This short implementation of count was 3 to 8 times faster than walkLength is a simple benchmark:

size_t myCount(string text)
{
  size_t n = text.length;
  for (uint i=0; i<text.length; ++i)
    {
      auto s = text[i]>>6;
      n -= (s>>1) - ((s+1)>>2);
    }
  return n;
}

(compiled with gdc on 64 bits, the sample text was the introduction of french wikipedia UTF-8 article down to the sommaire - http://fr.wikipedia.org/wiki/UTF-8 ).

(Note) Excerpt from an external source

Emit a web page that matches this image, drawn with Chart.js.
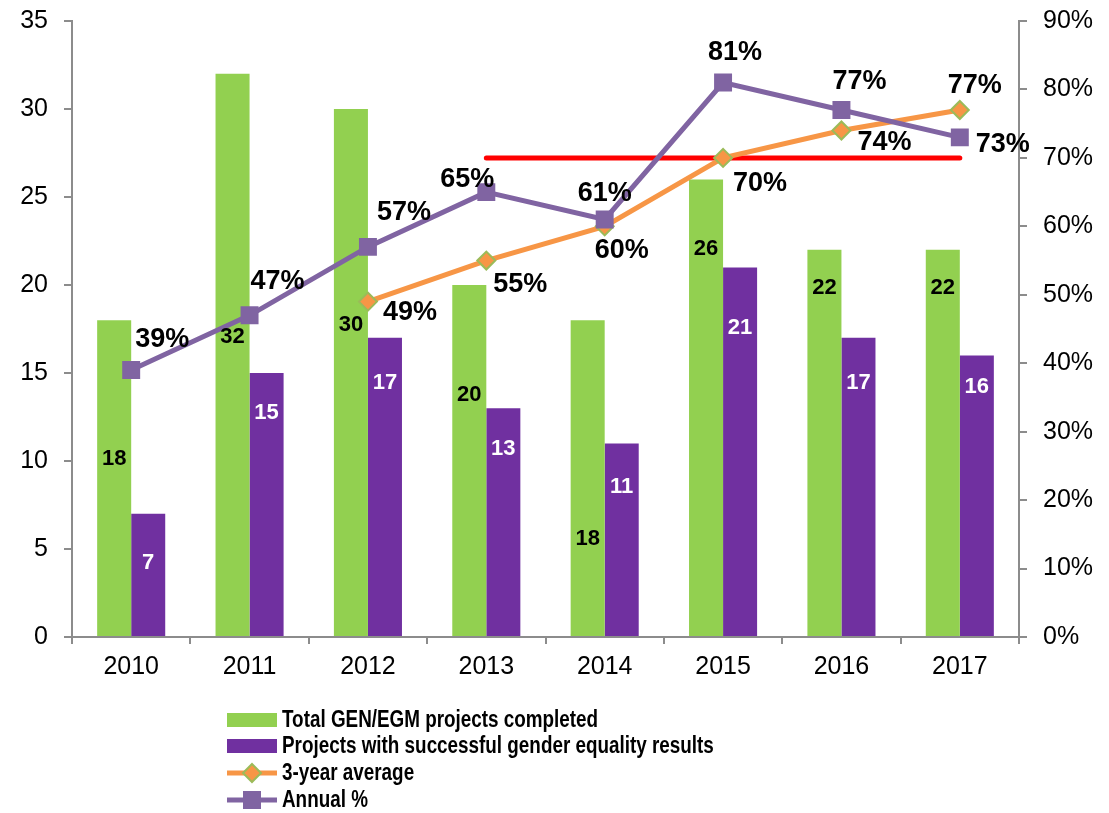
<!DOCTYPE html>
<html>
<head>
<meta charset="utf-8">
<script src="https://cdn.jsdelivr.net/npm/chart.js@4.4.1/dist/chart.umd.min.js"></script>
<style>
  html, body { margin: 0; padding: 0; background: #fff; }
  #wrap { width: 1109px; height: 813px; }
</style>
</head>
<body>
<div id="wrap"><canvas id="chart" width="1109" height="813"></canvas></div>
<script>
// ---- data ----
const years       = ['2010', '2011', '2012', '2013', '2014', '2015', '2016', '2017'];
const totalProj   = [18, 32, 30, 20, 18, 26, 22, 22];
const successProj = [7, 15, 17, 13, 11, 21, 17, 16];
const avg3yr      = [null, null, 49, 55, 60, 70, 74, 77];
const annualPct   = [39, 47, 57, 65, 61, 81, 77, 73];
const target      = [null, null, null, 70, 70, 70, 70, 70];
const leftTicks   = [0, 5, 10, 15, 20, 25, 30, 35];
const rightTicks  = [0, 10, 20, 30, 40, 50, 60, 70, 80, 90];

const GREEN  = '#92D050';
const PURPLE = '#7030A0';
const ORANGE = '#F79646';
const LILAC  = '#8064A2';
const AXIS   = '#8C8C8C';

// label placement tweaks (pixels), tuned by eye
const greenDy  = [139, 263, 216, 110, 219, 70, 38, 38];
const purpleDy = [49, 40, 45, 41, 44, 61, 45, 32];
const annualOff = [[31, -31], [28, -34], [36, -34], [-19, -13], [0, -26], [12, -30], [18, -28], [43, 7]];
const avgOff    = [null, null, [42, 11], [34, 24], [17, 24], [37, 26], [43, 12], [15, -24]];

const labelPlugin = {
  id: 'valueLabels',
  afterDatasetsDraw(chart) {
    const ctx = chart.ctx;
    ctx.save();
    ctx.textAlign = 'center';
    ctx.textBaseline = 'middle';
    ctx.font = 'bold 22px "Liberation Sans", Arial, sans-serif';
    chart.getDatasetMeta(0).data.forEach((bar, i) => {
      ctx.fillStyle = '#000';
      ctx.fillText(String(totalProj[i]), bar.x, bar.y + greenDy[i]);
    });
    chart.getDatasetMeta(1).data.forEach((bar, i) => {
      ctx.fillStyle = '#fff';
      ctx.fillText(String(successProj[i]), bar.x, bar.y + purpleDy[i]);
    });
    ctx.font = 'bold 27px "Liberation Sans", Arial, sans-serif';
    ctx.fillStyle = '#000';
    chart.getDatasetMeta(2).data.forEach((pt, i) => {
      if (avg3yr[i] == null) return;
      const o = avgOff[i];
      ctx.fillText(avg3yr[i] + '%', pt.x + o[0], pt.y + o[1]);
    });
    chart.getDatasetMeta(3).data.forEach((pt, i) => {
      const o = annualOff[i];
      ctx.fillText(annualPct[i] + '%', pt.x + o[0], pt.y + o[1]);
    });
    ctx.restore();
  }
};

const legendPlugin = {
  id: 'stackLegend',
  afterDraw(chart) {
    const ctx = chart.ctx;
    const x0 = 227, x1 = 277, tx = 282;
    const rows = [720, 746, 773, 800];
    ctx.save();
    // bars
    ctx.fillStyle = GREEN;
    ctx.fillRect(x0, rows[0] - 7, x1 - x0, 14);
    ctx.fillStyle = PURPLE;
    ctx.fillRect(x0, rows[1] - 7, x1 - x0, 14);
    // 3-year average
    ctx.strokeStyle = ORANGE; ctx.lineWidth = 5;
    ctx.beginPath(); ctx.moveTo(x0, rows[2]); ctx.lineTo(x1, rows[2]); ctx.stroke();
    const cx = (x0 + x1) / 2;
    ctx.fillStyle = ORANGE; ctx.strokeStyle = '#9BBB59'; ctx.lineWidth = 2;
    ctx.beginPath();
    ctx.moveTo(cx, rows[2] - 9); ctx.lineTo(cx + 9, rows[2]);
    ctx.lineTo(cx, rows[2] + 9); ctx.lineTo(cx - 9, rows[2]); ctx.closePath();
    ctx.fill(); ctx.stroke();
    // annual
    ctx.strokeStyle = LILAC; ctx.lineWidth = 5;
    ctx.beginPath(); ctx.moveTo(x0, rows[3]); ctx.lineTo(x1, rows[3]); ctx.stroke();
    ctx.fillStyle = LILAC;
    ctx.fillRect(cx - 9, rows[3] - 9, 18, 18);
    // text (narrow bold face faked by squeezing horizontally)
    ctx.fillStyle = '#000';
    ctx.textAlign = 'left';
    ctx.textBaseline = 'middle';
    ctx.font = 'bold 23px "Liberation Sans", Arial, sans-serif';
    const names = chart.data.datasets.filter(d => d.inLegend).map(d => d.label);
    const squeeze = 0.82;
    ctx.translate(tx, 0);
    ctx.scale(squeeze, 1);
    names.forEach((n, i) => ctx.fillText(n, 0, rows[i] + 1));
    ctx.restore();
  }
};

const noVertPad = s => { s.paddingTop = 0; s.paddingBottom = 0; };

new Chart(document.getElementById('chart').getContext('2d'), {
  type: 'bar',
  data: {
    labels: years,
    datasets: [
      { label: 'Total GEN/EGM projects completed', inLegend: true, data: totalProj,
        backgroundColor: GREEN, yAxisID: 'y', order: 3,
        categoryPercentage: 0.575, barPercentage: 1.0 },
      { label: 'Projects with successful gender equality results', inLegend: true, data: successProj,
        backgroundColor: PURPLE, yAxisID: 'y', order: 4,
        categoryPercentage: 0.575, barPercentage: 1.0 },
      { type: 'line', label: '3-year average', inLegend: true, data: avg3yr, yAxisID: 'y1', order: 1,
        borderColor: ORANGE, borderWidth: 5, backgroundColor: ORANGE,
        pointStyle: 'rectRot', pointRadius: 9, pointBorderColor: '#9BBB59', pointBorderWidth: 2,
        pointBackgroundColor: ORANGE, tension: 0, spanGaps: false },
      { type: 'line', label: 'Annual %', inLegend: true, data: annualPct, yAxisID: 'y1', order: 0,
        borderColor: LILAC, borderWidth: 5, backgroundColor: LILAC,
        pointStyle: 'rect', pointRadius: 12.7, pointBorderWidth: 0,
        pointBackgroundColor: LILAC, tension: 0 },
      { type: 'line', label: 'Target', inLegend: false, data: target, yAxisID: 'y1', order: 2,
        borderColor: '#FF0000', borderWidth: 5, pointRadius: 0, borderCapStyle: 'round', tension: 0 },
    ],
  },
  options: {
    responsive: false,
    animation: false,
    layout: { padding: { top: 21, left: 0, right: 0, bottom: 0 } },
    plugins: {
      legend: { display: false },
      tooltip: { enabled: false },
    },
    scales: {
      x: {
        offset: true,
        grid: { drawOnChartArea: false, offset: true, tickLength: 7, color: AXIS, lineWidth: 2 },
        border: { color: AXIS, width: 2 },
        ticks: { color: '#000', padding: 8, font: { size: 25, family: '"Liberation Sans", Arial, sans-serif' } },
        afterFit: s => { s.height = 176; },
      },
      y: {
        position: 'left', min: 0, max: 35,
        afterBuildTicks: s => { s.ticks = leftTicks.map(v => ({ value: v })); },
        grid: { drawOnChartArea: false, tickLength: 8, color: AXIS, lineWidth: 2 },
        border: { color: AXIS, width: 2 },
        ticks: { color: '#000', padding: 16, font: { size: 25, family: '"Liberation Sans", Arial, sans-serif' } },
        afterFit: s => { s.width = 72; noVertPad(s); },
      },
      y1: {
        position: 'right', min: 0, max: 90,
        afterBuildTicks: s => { s.ticks = rightTicks.map(v => ({ value: v })); },
        grid: { drawOnChartArea: false, tickLength: 8, color: AXIS, lineWidth: 2 },
        border: { color: AXIS, width: 2 },
        ticks: { color: '#000', padding: 16, callback: v => v + '%',
                 font: { size: 25, family: '"Liberation Sans", Arial, sans-serif' } },
        afterFit: s => { s.width = 90; noVertPad(s); },
      },
    },
  },
  plugins: [labelPlugin, legendPlugin],
});
</script>
</body>
</html>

The reason is that the loop can be unrolled by the compiler.

September 21, 2011

Re: toUTFz and WinAPI GetTextExtentPoint32W

Posted by Timon Gehr
in reply to Christophe

Timon Gehr

Posted in reply to Christophe

On 09/21/2011 01:57 AM, Christophe wrote:
> "Jonathan M Davis" , dans le message (digitalmars.D.learn:29637), a
>   écrit :
>> On Tuesday, September 20, 2011 14:43 Andrej Mitrovic wrote:
>>> On 9/20/11, Jonathan M Davis<jmdavisProg@gmx.com>  wrote:
>>>> Or std.range.walkLength. I don't know why we really have std.utf.count. I
>>>> just
>>>> calls walkLength anyway. I suspect that it's a function that predates
>>>> walkLength and was made to use walkLength after walkLength was
>>>> introduced. But
>>>> it's kind of pointless now.
>>>>
>>>> - Jonathan M Davis
>>>
>>> I don't think having better-named aliases is a bad thing. Although now
>>> I'm seeing it's not just an alias but a function.
>>
>
> std.utf.count has on advantage: someone looking for the function will
> find it. The programmer might not look in std.range to find a function
> about UFT strings, and even if he did, it is not indicated in walkLength
> that it works with (narrow) strings the way it does. To know you can use
> walklength, you must know that:
> -popFront works differently in string.
> -hasLength is not true for strings.
> -what is walkLength.
>
> So yes, you experienced programmer don't need std.utf.count, but newbies
> do.
>
> Last point: WalkLength is not optimized for strings.
> std.utf.count should be.
>
> This short implementation of count was 3 to 8 times faster than
> walkLength is a simple benchmark:
>
> size_t myCount(string text)
> {
>    size_t n = text.length;
>    for (uint i=0; i<text.length; ++i)
>      {
>        auto s = text[i]>>6;
>        n -= (s>>1) - ((s+1)>>2);
>      }
>    return n;
> }
>
> (compiled with gdc on 64 bits, the sample text was the introduction of
> french wikipedia UTF-8 article down to the sommaire -
> http://fr.wikipedia.org/wiki/UTF-8 ).
>
> The reason is that the loop can be unrolled by the compiler.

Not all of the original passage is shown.